Friday, January 16, 2009

The Next Generations

How do you feel about how we are leaving the future generations of Americans? Lots of debt? Sure, we know that we must. Lots of conflict? The world has always had conflict, and we have been subject to attack before. Well-prepared to meet the challenges of the future to defend the country, grow the economy and pay off our debt? Okay, we get a failing grade even if we can explain the other horribles above.

A January 2009 report entitled Trends in College Spending –Where does the money come from? Where does it go? funded by the nonpartisan, nonprofit Delta Project (www.deltacostproject.com) examined data supplied annually by all U.S. colleges and universities to the Department of Education to see what was really happening to college education. In world where training for the future is mission critical, it is most interesting to see what they found.

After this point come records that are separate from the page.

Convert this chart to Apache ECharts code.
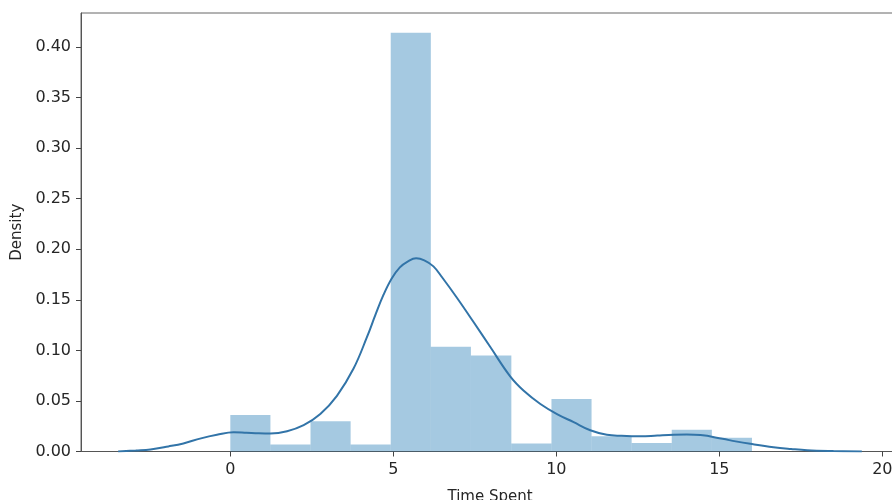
<!DOCTYPE html>
<html>
<head>
<meta charset="utf-8">
<script src="https://cdn.jsdelivr.net/npm/echarts@6/dist/echarts.min.js"></script>
<style>
  html, body { margin: 0; padding: 0; background: #fff; }
  #chart { width: 892px; height: 500px; }
</style>
</head>
<body>
<div id="chart"></div>
<script>
// histogram bins (Time Spent) and their density
var binEdges = [0, 1.23, 2.46, 3.69, 4.92, 6.15, 7.38, 8.62, 9.85, 11.08, 12.31, 13.54, 14.77, 16.0];
var binDensity = [0.036, 0.007, 0.030, 0.007, 0.414, 0.1035, 0.095, 0.008, 0.052, 0.015, 0.0085, 0.0215, 0.0135];

// kde curve
var kdeX = [-3.44, -2.9, -2.45, -1.9, -1.44, -0.9, -0.41, 0.1, 0.5, 0.87, 1.23, 1.74, 2.25, 2.76, 3.27, 3.78,
            4.19, 4.45, 4.7, 4.95, 5.2, 5.45, 5.7, 5.95, 6.23, 6.5, 6.95, 7.46, 7.98, 8.59, 9.0, 9.51, 10.02,
            10.53, 11.04, 11.55, 12.0, 12.58, 13.1, 13.6, 14.0, 14.42, 15.1, 15.5, 15.95, 16.66, 17.2,
            17.69, 18.5, 19.37];
var kdeY = [0.000, 0.001, 0.002, 0.005, 0.008, 0.013, 0.0165, 0.019, 0.0185, 0.018, 0.0178, 0.020, 0.026,
            0.037, 0.055, 0.082, 0.113, 0.135, 0.155, 0.171, 0.182, 0.188, 0.191, 0.189, 0.183, 0.172, 0.152,
            0.128, 0.103, 0.074, 0.060, 0.047, 0.037, 0.029, 0.021, 0.0165, 0.0155, 0.015, 0.0158,
            0.0165, 0.0167, 0.0162, 0.0125, 0.010, 0.0076, 0.0043, 0.0025, 0.0012, 0.0004, 0.000];

var xTicks = [0, 5, 10, 15, 20];
var yTicks = [0, 0.05, 0.10, 0.15, 0.20, 0.25, 0.30, 0.35, 0.40];

var histData = binDensity.map(function (d, i) {
    return [binEdges[i], binEdges[i + 1], d];
});
var kdeData = kdeX.map(function (x, i) {
    return [x, kdeY[i]];
});

var chart = echarts.init(document.getElementById('chart'));
var spine = { show: true, onZero: false, lineStyle: { color: '#555', width: 1 } };
var font = { fontFamily: 'DejaVu Sans', fontSize: 16, color: '#262626' };
var nameFont = { fontFamily: 'DejaVu Sans', fontSize: 15, color: '#262626' };

chart.setOption({
    animation: false,
    grid: {
        left: 81, top: 13, width: 818, height: 438.5,
        containLabel: false, outerBoundsMode: 'none',
        show: true, borderColor: '#666', borderWidth: 1
    },
    xAxis: {
        type: 'value',
        min: -4.58,
        max: 20.51,
        name: 'Time Spent',
        nameLocation: 'middle',
        nameGap: 38,
        nameTextStyle: nameFont,
        axisLine: spine,
        splitLine: { show: false },
        axisTick: { show: true, length: 5, customValues: xTicks, lineStyle: { color: '#444' } },
        axisLabel: Object.assign({ margin: 10, customValues: xTicks }, font)
    },
    yAxis: {
        type: 'value',
        min: 0,
        max: 0.4335,
        name: 'Density',
        nameLocation: 'middle',
        nameGap: 56,
        nameTextStyle: nameFont,
        axisLine: spine,
        splitLine: { show: false },
        axisTick: { show: true, length: 5, customValues: yTicks, lineStyle: { color: '#444' } },
        axisLabel: Object.assign({
            margin: 10,
            customValues: yTicks,
            formatter: function (v) { return v.toFixed(2); }
        }, font)
    },
    series: [
        {
            type: 'custom',
            data: histData,
            renderItem: function (params, api) {
                var p0 = api.coord([api.value(0), api.value(2)]);
                var p1 = api.coord([api.value(1), 0]);
                return {
                    type: 'rect',
                    shape: { x: p0[0], y: p0[1], width: p1[0] - p0[0], height: p1[1] - p0[1] },
                    style: { fill: 'rgba(31,119,180,0.4)' }
                };
            },
            encode: { x: [0, 1], y: 2 },
            z: 1
        },
        {
            type: 'line',
            data: kdeData,
            smooth: 0.4,
            showSymbol: false,
            lineStyle: { color: '#3274a8', width: 2 },
            z: 2
        }
    ]
});
</script>
</body>
</html>
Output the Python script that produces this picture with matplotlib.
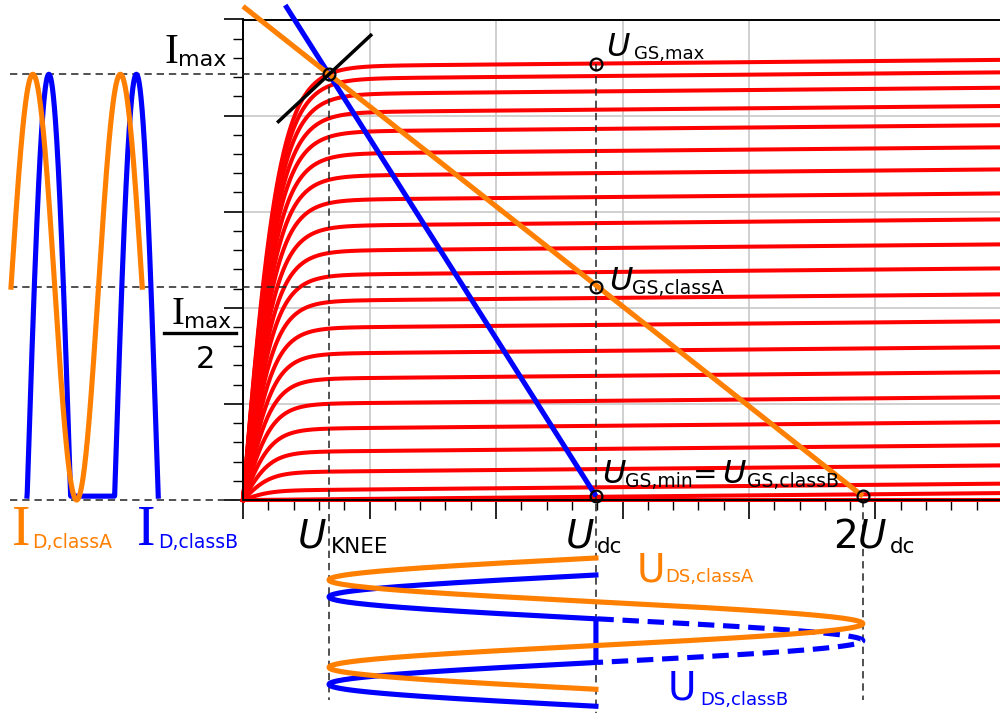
import numpy as np
import matplotlib
matplotlib.use("Agg")
import matplotlib.pyplot as plt
from matplotlib.lines import Line2D
from matplotlib.ticker import MultipleLocator

W, H = 1000, 713

# output characteristics: drain current of each U_GS curve at the right edge (U_DS = 6)
id_levels = [4.58, 4.45, 4.29, 4.10, 3.90, 3.67, 3.44, 3.19, 2.92, 2.66, 2.41,
             2.14, 1.86, 1.59, 1.33, 1.07, 0.81, 0.57, 0.36, 0.17, 0.03, 0.0]

# operating points of the two amplifier classes
u_knee = 0.68
u_dc = 2.79
i_max = 4.43
i_min = 0.04
u_top = 2 * u_dc - u_knee

# slope of the knee tangent
knee_slope = 1.23

RED = "#ff0000"
ORANGE = "#ff7f00"
BLUE = "#0000ff"

# pixel frame of the plot area
X0, Y0, XPU, YPU = 243, 500, 126.5, 96.1


def dx(px):
    return (px - X0) / XPU


def dy(py):
    return (Y0 - py) / YPU


def drain_current(u, level, g=0.012):
    isat = max(level - 6 * g, 0) if level > 0 else 0.0
    uk = 0.21 + 0.018 * isat
    return (isat + g * u * (level > 0)) * np.tanh(u / uk)


fig = plt.figure(figsize=(W / 100, H / 100), dpi=100)
ax = fig.add_axes([X0 / W, 1 - Y0 / H, (W - X0) / W, 480.5 / H])
ax.set_xlim(0, (W - X0) / XPU)
ax.set_ylim(0, 480.5 / YPU)

ax.spines["right"].set_visible(False)
for side in ["top", "left", "bottom"]:
    ax.spines[side].set_linewidth(1.4)

ax.xaxis.set_major_locator(MultipleLocator(1))
ax.xaxis.set_minor_locator(MultipleLocator(0.2))
ax.yaxis.set_major_locator(MultipleLocator(1))
ax.yaxis.set_minor_locator(MultipleLocator(0.2))
ax.grid(which="major", color="#c4c4c4", lw=1.1)
ax.set_axisbelow(True)
ax.tick_params(which="both", direction="out", labelbottom=False, labelleft=False, color="k")
ax.tick_params(which="major", length=14, width=1.2)
ax.tick_params(which="minor", length=7.5, width=1.0)

# family of output curves
u = np.linspace(0, ax.get_xlim()[1], 800)
for lev in id_levels:
    ax.plot(u, drain_current(u, lev), color=RED, lw=2.9, zorder=2, clip_on=False)

i_gs_max = drain_current(np.array([u_dc]), id_levels[0])[0]

# dashed guide lines
dash = dict(color="#222222", lw=1.1, ls=(0, (4.8, 3.2)), clip_on=False, zorder=3)
ax.plot([dx(10), u_knee], [i_max, i_max], **dash)
ax.plot([dx(10), u_dc], [i_max / 2, i_max / 2], **dash)
ax.plot([dx(10), 0], [0, 0], **dash)
ax.plot([u_knee, u_knee], [i_max, dy(700)], **dash)
ax.plot([u_dc, u_dc], [i_gs_max, dy(713)], **dash)
ax.plot([u_top, u_top], [0, dy(700)], **dash)

# load lines
k_a = (i_max - i_min) / (u_top - u_knee)
ax.plot([0, u_top], [i_max + k_a * u_knee, i_min], color=ORANGE, lw=3.7,
        zorder=5, clip_on=False, solid_capstyle="butt")
k_b = (i_max - i_min) / (u_dc - u_knee)
y_b = 5.15
ax.plot([u_knee - (y_b - i_max) / k_b, u_dc], [y_b, i_min], color=BLUE, lw=3.7,
        zorder=4, clip_on=False, solid_capstyle="butt")

# knee tangent
ut = np.array([u_knee - 0.41, u_knee + 0.34])
ax.plot(ut, i_max + knee_slope * (ut - u_knee), color="k", lw=2.5, zorder=6,
        clip_on=False, solid_capstyle="butt")

# operating point markers
ax.plot([u_knee, u_dc, u_dc, u_dc, u_top],
        [i_max, i_gs_max, i_max / 2, i_min, i_min],
        "o", ms=8.5, mfc="none", mec="k", mew=1.6, zorder=7, clip_on=False)

# drain current waveforms (time runs to the right)
t = np.linspace(0, 1.5, 600)
s = np.sin(2 * np.pi * t)
per_x = 87.5 / XPU
ax.plot(dx(11) + t * per_x, i_max / 2 * (1 + s), color=ORANGE, lw=3.7,
        clip_on=False, zorder=5)
ax.plot(dx(27) + t * per_x, np.maximum(i_max * s, i_min), color=BLUE, lw=3.7,
        clip_on=False, zorder=4)

# drain voltage waveforms (time runs downward)
per_y = 87.5 / YPU
amp = u_dc - u_knee
ax.plot(u_dc - amp * s, dy(558) - t * per_y, color=ORANGE, lw=3.7,
        clip_on=False, zorder=5)
yb = dy(575) - t * per_y
ax.plot(u_dc - amp * np.maximum(s, 0), yb, color=BLUE, lw=3.7,
        clip_on=False, zorder=4)
neg = s <= 0
ax.plot(np.where(neg, u_dc - amp * s, np.nan), yb, color=BLUE, lw=3.7,
        ls=(0, (3.2, 1.7)), clip_on=False, zorder=4)


# labels (pixel positions, baseline aligned)
def put(x, y, txt, size, color="k", **kw):
    kw.setdefault("family", "DejaVu Sans")
    fig.text(x / W, 1 - y / H, txt, fontsize=size, color=color,
             ha=kw.pop("ha", "left"), va="baseline", **kw)


SERIF = "Liberation Serif"

put(164, 63, "I", 30, family=SERIF)
put(178, 66, "max", 16)

put(172, 324, "I", 28, family=SERIF)
put(184, 328, "max", 15.5)
fig.add_artist(Line2D([164 / W, 236 / W], [1 - 333 / H] * 2, color="k", lw=2.4))
put(205.5, 368, "2", 22, ha="center")

put(12, 545, "I", 40, ORANGE, family=SERIF)
put(32, 548, "D,classA", 13.5, ORANGE)
put(137, 545, "I", 40, BLUE, family=SERIF)
put(158, 548, "D,classB", 13.5, BLUE)

put(298, 548, "U", 28, style="italic")
put(331, 553, "KNEE", 15.5)
put(566, 548, "U", 28, style="italic")
put(597, 553, "dc", 15.5)
put(833, 548, "2", 28)
put(858, 548, "U", 28, style="italic")
put(890, 553, "dc", 15.5)

put(606, 56, "U", 23, style="italic")
put(634, 59, "GS,max", 13)
put(609, 290, "U", 23, style="italic")
put(632, 294, "GS,classA", 13.5)
put(602, 483, "U", 23, style="italic")
put(625, 487, "GS,min", 13.5)
put(693, 483, "=", 21)
put(722, 483, "U", 23, style="italic")
put(747, 487, "GS,classB", 13.5)

put(637, 582, "U", 28, ORANGE)
put(665, 582, "DS,classA", 13, ORANGE)
put(668, 700, "U", 28, BLUE)
put(700, 705, "DS,classB", 13, BLUE)

fig.savefig("out.png", dpi=100)
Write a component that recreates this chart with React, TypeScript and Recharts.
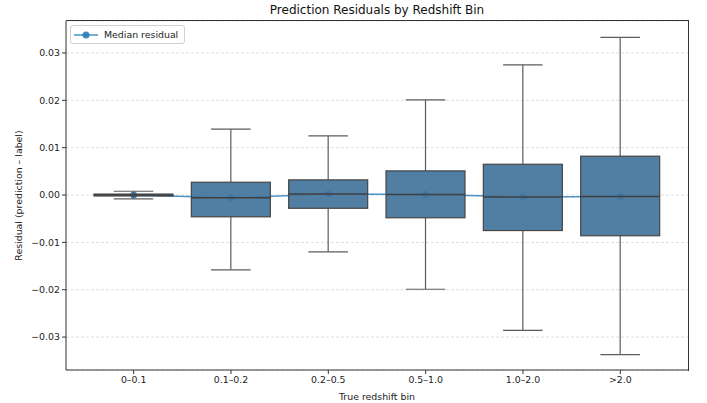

Bottom line, students are paying more – as I have pointed out in an earlier blog, the cost of a college education since 1982 has more than tripled the comparable increase in cost of living – and getting less. With state deficits rising, even before the current meltdown, students were and are picking up a much greater share of the cost of their educations than ever before, and the colleges and universities are actually contributing less to the “teaching” part of a post-secondary education.


Summarizing a portion of the study, the January 15, 2009 New York Times noted: “In 2006, the last year for which data is available, students at public colleges and research universities paid about half the cost of their education — defined as the cost of instruction, student services and a portion of spending on operations, support and maintenance. That is up about 10 percentage points since 2002. At community colleges, students covered about 30 percent of their education, up from 24 percent.


“At private institutions, the increases were less steep, but students cover a greater share: at private research universities, students paid 55.8 percent of the cost of their education in 2006, up from 55.3 percent in 2002. At private colleges that offer bachelors degrees — essentially, liberal arts colleges — the student share went to 63.5 percent in 2006 from 57.7 percent in 2002. At those that offer masters’ degrees, it went to 83.6 percent in 2006 from 75.5 percent in 2002.”


Think about the impact of this report as we step into the worst economic decline since the Great Depression, one in which credit is virtually impossible to get (federal student loans cap out at $31K, a fraction of what it costs to get even a bachelors degree), where home values (which were once used to generate “forced savings” extracted to pay for college educations) are completely eroded, where college endowments have shrunk funds available for financial aid, where state deficits and cutbacks have sliced off massive support for state colleges and universities, and where part-time jobs traditionally held by kids “working their way through school” have vaporized.


Exactly who is going to be generating enough future value to pay back all of this debt we are incurring to get us out of this mess? Untrained, undereducated adults?! Or are we going to step up and realize that we literally have to train those who will live in the future just to have one?


I’m Peter Dekom, and I approve this message.